戀愛から情愛へ

二月一日(日)晴
熟々思ふに余も齢をとつて漸く腑に落ちる處があつた。今曲がりなりにも穩當な日々を過ごす事を得てゐるのは、恐らく余が今の配偶者に對して情愛を以て接してゐるからではないかと思ふ。若い頃、異性に強い關心を持つと同時に戀愛に憧れた。愛より戀が先だつたのである。長じて多少なりとも戀愛の經驗の後、戀よりも愛を大切に思ふやうになつた。但し、其れは愛欲に流れがちであつたが、紆余曲折の後愛情に辿り着いたかに見えた。しかし、愛が先だと其れが衰へる事も新たな愛に出會ふ事も有り得る事に気付いた時には愛情の對象を失ふに至つた。其の喪失感は大きかつたが、暫く後に出會つた人とは互ひに年齢を重ねた後だつただけに、愛が先行するといふより共感と情と縁を契機としてゐたやうに思ふ。

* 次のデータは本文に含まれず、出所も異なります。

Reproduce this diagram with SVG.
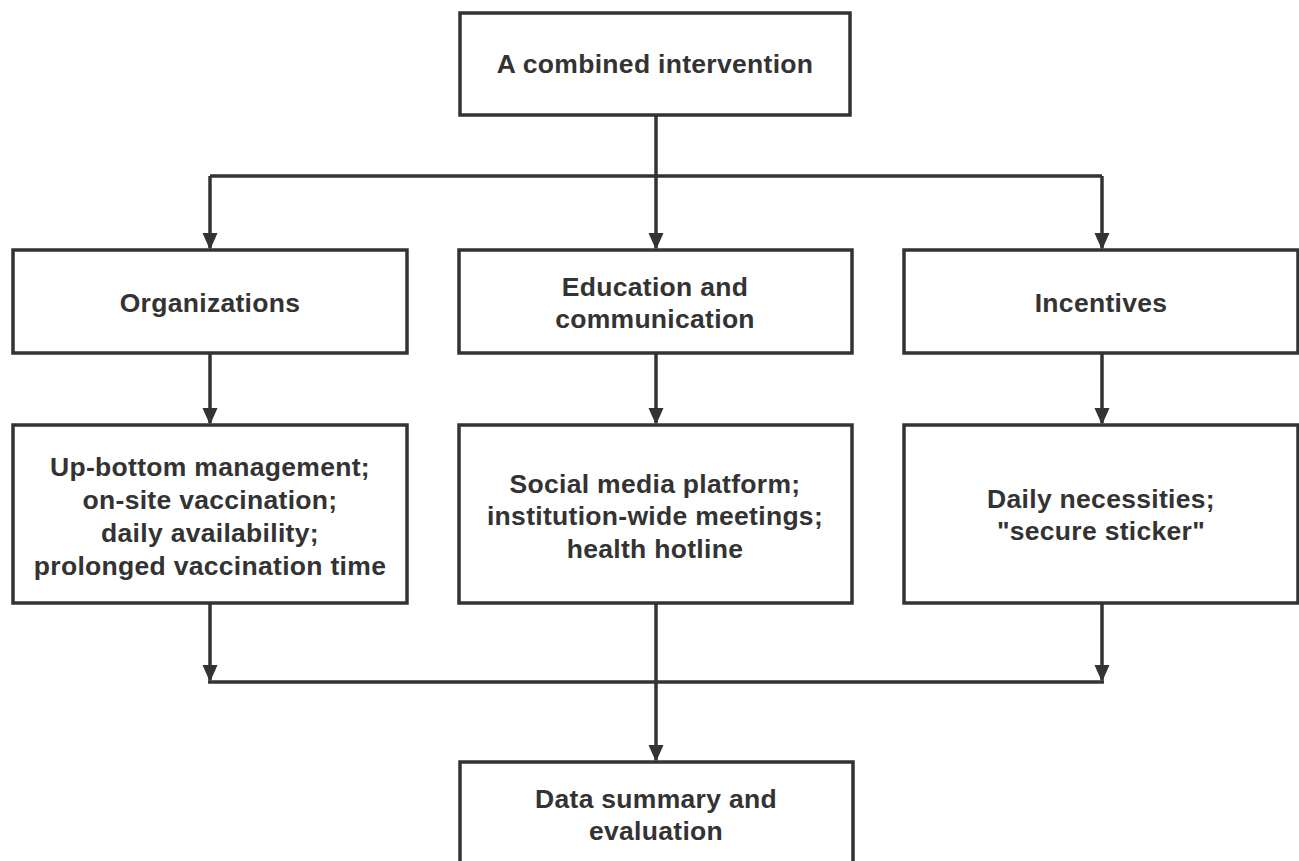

さうして今、情愛とともに暮らす事で、穩やかな生活が實現されたのである。情愛は情が先んじてゐるから基盤が強い。愛が先だと一對一の個人的な關係が優先されるが、情が頭に來れば背後の人々を思はざるを得ないし、其処に縁や社會が廣がる。愛は移ろふ可能性があるが、情が先にある限り裏切る事は難しい。愛情と情愛は似てゐるが斷じて同じものではない。漢字熟語の語順の違ひには思ひもよらぬ知恵が潜んでゐるもののやうである。